**** INPUT RECORDS ****
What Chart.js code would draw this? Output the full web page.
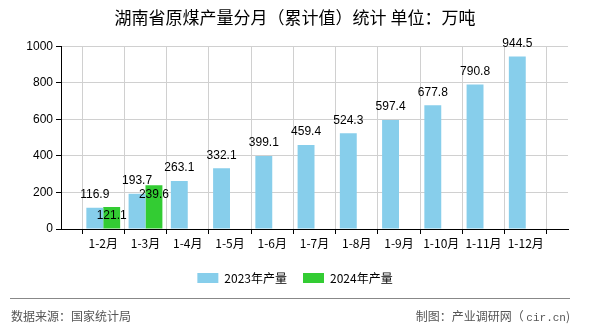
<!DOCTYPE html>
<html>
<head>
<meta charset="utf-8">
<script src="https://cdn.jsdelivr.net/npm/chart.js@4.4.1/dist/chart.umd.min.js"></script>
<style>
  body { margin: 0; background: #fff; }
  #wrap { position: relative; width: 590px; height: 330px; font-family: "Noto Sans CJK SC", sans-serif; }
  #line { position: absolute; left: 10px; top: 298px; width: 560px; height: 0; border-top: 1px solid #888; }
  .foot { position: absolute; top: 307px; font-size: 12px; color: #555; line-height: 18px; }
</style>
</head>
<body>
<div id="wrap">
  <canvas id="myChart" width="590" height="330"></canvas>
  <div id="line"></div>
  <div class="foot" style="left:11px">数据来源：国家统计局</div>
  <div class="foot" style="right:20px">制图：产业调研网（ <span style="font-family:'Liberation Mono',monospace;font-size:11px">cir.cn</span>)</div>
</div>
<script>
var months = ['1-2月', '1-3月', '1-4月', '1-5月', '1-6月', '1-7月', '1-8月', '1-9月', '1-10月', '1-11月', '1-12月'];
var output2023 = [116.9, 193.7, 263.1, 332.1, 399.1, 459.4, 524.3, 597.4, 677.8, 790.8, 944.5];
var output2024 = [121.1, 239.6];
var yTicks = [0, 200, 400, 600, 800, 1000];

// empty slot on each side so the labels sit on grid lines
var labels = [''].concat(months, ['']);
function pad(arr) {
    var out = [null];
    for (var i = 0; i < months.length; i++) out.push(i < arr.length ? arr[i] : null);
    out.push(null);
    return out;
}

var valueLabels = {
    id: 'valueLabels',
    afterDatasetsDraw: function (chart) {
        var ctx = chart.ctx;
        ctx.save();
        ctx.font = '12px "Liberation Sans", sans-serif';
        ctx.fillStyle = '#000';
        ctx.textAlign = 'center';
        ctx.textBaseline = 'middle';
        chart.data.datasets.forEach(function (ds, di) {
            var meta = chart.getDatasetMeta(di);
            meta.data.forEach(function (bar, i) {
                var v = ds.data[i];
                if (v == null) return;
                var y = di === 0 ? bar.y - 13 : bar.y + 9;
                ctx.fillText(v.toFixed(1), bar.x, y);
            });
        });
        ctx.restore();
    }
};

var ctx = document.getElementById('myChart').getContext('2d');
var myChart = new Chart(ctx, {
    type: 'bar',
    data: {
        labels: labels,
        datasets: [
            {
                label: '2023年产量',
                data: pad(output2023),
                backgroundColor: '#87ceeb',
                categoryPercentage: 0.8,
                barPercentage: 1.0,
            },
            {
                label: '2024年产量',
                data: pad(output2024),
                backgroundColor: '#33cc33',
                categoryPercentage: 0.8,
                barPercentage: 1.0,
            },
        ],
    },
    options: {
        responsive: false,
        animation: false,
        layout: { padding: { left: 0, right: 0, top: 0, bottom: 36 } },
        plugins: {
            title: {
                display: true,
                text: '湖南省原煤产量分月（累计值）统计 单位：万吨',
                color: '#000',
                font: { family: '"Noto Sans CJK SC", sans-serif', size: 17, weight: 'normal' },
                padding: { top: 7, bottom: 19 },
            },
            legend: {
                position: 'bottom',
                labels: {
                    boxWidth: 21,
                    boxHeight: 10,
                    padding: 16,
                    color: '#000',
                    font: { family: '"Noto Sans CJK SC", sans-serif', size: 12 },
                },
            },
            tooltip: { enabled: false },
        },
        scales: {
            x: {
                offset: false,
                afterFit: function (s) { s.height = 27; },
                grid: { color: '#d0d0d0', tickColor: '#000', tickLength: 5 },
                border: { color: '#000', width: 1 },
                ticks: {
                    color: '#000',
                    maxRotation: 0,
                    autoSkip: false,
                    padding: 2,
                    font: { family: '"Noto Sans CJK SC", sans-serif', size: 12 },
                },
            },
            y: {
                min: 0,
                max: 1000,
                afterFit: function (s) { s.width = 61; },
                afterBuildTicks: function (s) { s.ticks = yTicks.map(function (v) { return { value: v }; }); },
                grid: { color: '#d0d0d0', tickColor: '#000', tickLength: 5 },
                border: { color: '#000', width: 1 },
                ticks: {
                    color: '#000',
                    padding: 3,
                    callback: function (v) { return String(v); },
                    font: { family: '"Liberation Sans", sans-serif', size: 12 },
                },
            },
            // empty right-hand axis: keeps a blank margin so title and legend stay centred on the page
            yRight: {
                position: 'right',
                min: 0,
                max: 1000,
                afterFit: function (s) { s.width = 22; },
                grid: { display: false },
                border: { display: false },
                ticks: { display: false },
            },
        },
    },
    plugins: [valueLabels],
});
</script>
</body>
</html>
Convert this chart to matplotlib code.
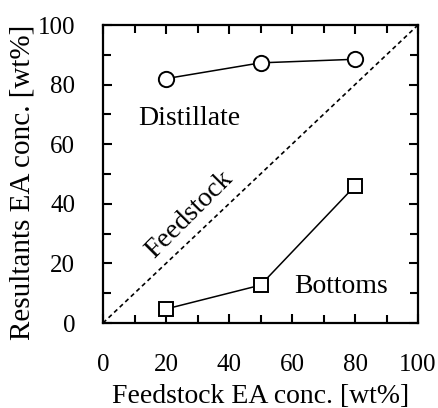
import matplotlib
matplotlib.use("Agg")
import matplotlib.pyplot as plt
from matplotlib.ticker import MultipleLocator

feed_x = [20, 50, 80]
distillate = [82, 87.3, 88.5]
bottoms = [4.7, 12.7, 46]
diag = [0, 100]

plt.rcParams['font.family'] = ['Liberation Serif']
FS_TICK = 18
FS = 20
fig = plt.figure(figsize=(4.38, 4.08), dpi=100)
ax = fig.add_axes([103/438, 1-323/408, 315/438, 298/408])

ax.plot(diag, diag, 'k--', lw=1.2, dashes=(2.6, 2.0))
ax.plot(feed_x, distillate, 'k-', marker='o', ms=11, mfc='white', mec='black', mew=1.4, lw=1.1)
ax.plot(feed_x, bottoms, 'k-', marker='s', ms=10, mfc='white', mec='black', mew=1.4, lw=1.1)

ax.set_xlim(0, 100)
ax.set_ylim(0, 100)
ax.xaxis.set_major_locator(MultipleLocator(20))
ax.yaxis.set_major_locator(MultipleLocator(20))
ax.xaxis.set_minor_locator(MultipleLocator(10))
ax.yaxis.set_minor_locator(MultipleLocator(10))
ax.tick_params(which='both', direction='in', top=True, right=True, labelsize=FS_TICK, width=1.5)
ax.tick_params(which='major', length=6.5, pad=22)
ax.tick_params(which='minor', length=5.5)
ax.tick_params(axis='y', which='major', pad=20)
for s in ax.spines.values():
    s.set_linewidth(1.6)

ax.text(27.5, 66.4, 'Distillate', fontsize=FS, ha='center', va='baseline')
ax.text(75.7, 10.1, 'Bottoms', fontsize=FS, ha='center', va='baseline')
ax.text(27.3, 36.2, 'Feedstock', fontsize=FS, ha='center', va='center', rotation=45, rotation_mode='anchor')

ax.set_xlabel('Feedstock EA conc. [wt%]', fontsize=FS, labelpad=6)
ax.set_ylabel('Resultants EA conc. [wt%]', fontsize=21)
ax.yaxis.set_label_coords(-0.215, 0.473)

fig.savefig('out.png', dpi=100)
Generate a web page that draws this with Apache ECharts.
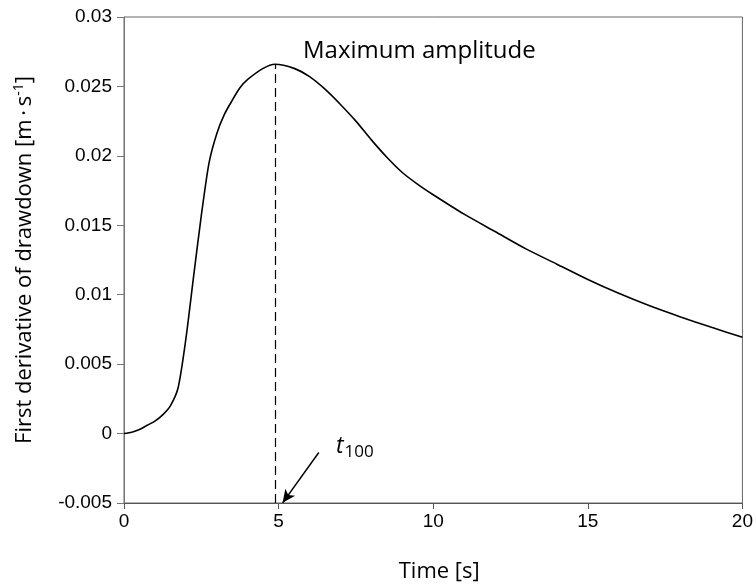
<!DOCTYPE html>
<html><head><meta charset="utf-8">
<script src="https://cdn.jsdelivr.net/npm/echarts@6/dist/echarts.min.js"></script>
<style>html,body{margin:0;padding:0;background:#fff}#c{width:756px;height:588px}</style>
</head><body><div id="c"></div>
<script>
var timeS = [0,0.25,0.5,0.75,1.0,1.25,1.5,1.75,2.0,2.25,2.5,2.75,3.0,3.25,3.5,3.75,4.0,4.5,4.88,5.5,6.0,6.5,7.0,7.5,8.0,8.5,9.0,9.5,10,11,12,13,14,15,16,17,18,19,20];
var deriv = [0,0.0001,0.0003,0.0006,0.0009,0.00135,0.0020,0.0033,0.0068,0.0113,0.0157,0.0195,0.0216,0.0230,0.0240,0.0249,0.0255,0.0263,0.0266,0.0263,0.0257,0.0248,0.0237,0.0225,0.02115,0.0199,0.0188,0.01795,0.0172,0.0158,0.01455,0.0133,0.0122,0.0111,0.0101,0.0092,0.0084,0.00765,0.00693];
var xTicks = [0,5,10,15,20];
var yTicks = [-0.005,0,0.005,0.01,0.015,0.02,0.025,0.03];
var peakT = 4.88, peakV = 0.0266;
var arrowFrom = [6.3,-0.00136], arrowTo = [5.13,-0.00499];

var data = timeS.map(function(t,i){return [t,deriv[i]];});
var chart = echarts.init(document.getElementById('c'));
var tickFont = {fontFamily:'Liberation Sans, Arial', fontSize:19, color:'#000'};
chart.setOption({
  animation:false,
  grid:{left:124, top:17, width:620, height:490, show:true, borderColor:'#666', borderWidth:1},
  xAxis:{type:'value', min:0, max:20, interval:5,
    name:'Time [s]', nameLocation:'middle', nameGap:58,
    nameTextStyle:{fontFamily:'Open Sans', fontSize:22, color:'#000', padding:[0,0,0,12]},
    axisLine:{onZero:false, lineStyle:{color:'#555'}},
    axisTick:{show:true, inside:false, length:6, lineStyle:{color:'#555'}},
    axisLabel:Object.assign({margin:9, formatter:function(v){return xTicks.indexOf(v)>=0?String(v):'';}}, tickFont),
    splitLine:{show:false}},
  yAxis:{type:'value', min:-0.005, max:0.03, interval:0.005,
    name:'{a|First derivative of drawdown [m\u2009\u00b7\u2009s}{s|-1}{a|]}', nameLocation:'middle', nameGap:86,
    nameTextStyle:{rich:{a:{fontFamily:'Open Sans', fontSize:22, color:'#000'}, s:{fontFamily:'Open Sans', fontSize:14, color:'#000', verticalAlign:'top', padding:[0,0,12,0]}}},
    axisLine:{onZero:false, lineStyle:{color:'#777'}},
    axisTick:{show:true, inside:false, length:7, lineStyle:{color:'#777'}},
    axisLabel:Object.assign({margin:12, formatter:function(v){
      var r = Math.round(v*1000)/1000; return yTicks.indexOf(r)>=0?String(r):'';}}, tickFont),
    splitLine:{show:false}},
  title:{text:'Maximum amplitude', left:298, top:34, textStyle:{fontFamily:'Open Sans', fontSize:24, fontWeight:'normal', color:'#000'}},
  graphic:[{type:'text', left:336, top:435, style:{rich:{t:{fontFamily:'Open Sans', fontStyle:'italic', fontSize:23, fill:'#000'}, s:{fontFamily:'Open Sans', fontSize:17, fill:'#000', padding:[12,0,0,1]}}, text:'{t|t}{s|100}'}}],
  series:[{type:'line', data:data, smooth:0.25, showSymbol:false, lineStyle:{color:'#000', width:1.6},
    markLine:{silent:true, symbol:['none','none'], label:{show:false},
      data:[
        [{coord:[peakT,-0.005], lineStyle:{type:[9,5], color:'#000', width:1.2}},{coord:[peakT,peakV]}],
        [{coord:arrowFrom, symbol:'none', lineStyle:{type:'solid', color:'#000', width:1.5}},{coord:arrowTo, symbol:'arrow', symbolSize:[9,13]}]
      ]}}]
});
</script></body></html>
****
▶ _REQUIREMENTS_
Pull out every line holding "page" from the records above, and copy it.

▶ _WRITTEN SOLUTION_
What Chart.js code would draw this? Output the full web page.
            // empty right-hand axis: keeps a blank margin so title and legend stay centred on the page
Generate a web page that draws this with Apache ECharts.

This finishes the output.